Locate the word "script" in the entries below, then gather every line that holds it.

** Start Entries shown **

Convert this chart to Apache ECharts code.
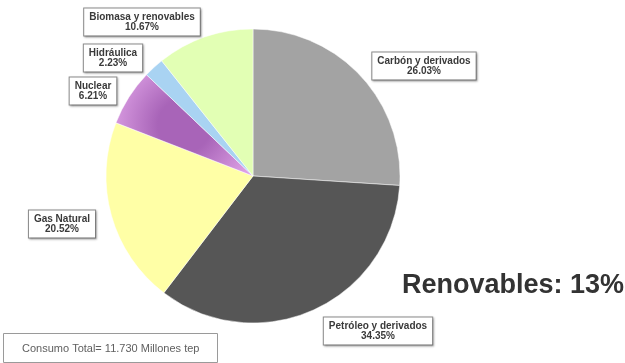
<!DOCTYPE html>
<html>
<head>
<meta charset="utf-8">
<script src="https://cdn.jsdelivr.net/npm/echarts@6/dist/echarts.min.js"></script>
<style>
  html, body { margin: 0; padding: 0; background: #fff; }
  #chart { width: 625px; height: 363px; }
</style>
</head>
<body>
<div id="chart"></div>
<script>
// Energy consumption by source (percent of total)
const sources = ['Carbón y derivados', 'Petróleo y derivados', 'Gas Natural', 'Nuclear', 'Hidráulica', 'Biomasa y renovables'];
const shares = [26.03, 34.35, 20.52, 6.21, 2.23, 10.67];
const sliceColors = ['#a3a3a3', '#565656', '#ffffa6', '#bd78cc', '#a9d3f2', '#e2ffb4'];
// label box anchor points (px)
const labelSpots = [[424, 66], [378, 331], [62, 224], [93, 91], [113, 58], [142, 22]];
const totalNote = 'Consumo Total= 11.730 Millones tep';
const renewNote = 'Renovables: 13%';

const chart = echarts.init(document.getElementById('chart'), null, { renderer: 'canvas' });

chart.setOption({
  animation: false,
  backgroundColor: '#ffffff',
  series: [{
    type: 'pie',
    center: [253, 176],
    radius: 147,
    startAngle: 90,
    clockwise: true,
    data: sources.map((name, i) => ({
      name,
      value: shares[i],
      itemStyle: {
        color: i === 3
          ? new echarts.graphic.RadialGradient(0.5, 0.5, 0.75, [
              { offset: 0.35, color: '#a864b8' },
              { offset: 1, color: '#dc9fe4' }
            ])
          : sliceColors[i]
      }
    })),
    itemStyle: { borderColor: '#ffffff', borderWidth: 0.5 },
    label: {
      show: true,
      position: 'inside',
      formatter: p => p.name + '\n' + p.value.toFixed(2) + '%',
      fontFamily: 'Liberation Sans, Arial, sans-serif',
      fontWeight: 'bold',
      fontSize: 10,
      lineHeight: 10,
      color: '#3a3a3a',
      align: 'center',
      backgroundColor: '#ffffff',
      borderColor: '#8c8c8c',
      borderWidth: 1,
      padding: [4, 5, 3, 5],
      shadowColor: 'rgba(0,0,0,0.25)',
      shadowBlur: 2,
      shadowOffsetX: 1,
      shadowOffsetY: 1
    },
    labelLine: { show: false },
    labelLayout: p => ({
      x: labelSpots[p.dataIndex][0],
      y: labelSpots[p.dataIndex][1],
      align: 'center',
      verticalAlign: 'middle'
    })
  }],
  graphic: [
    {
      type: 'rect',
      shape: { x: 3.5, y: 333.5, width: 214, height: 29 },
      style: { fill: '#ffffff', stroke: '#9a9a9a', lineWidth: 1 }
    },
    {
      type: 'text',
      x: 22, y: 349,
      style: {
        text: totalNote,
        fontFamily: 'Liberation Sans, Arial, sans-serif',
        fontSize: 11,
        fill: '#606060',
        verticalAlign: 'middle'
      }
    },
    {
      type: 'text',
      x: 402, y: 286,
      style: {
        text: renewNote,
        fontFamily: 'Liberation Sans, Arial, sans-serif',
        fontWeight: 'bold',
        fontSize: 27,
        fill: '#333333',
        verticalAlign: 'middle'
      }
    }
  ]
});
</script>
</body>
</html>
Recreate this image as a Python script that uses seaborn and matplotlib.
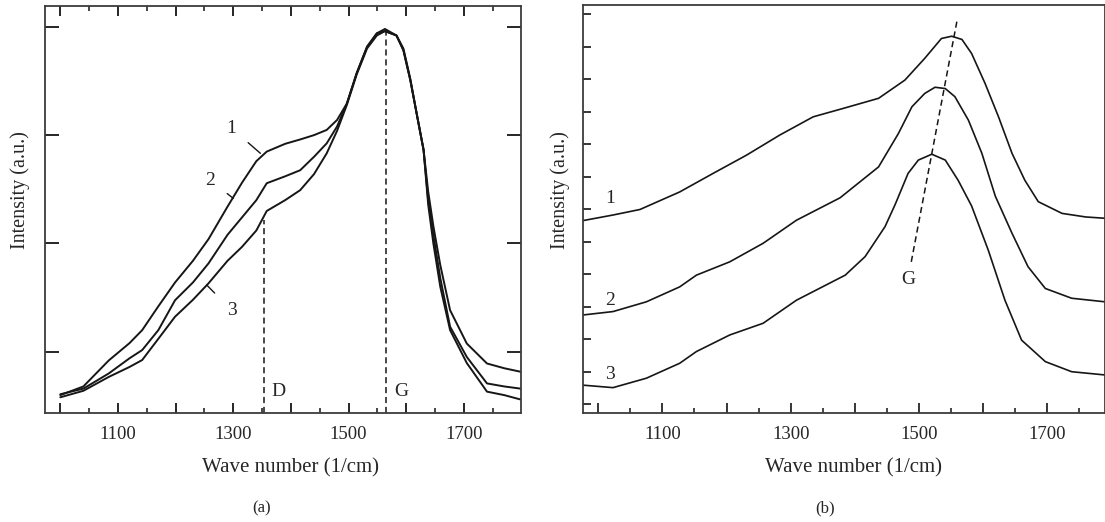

** End Entries shown **

Answer to this exercise.
<script src="https://cdn.jsdelivr.net/npm/echarts@6/dist/echarts.min.js"></script>
<script>
</script>
Recreate this image as a Python script that uses seaborn and matplotlib.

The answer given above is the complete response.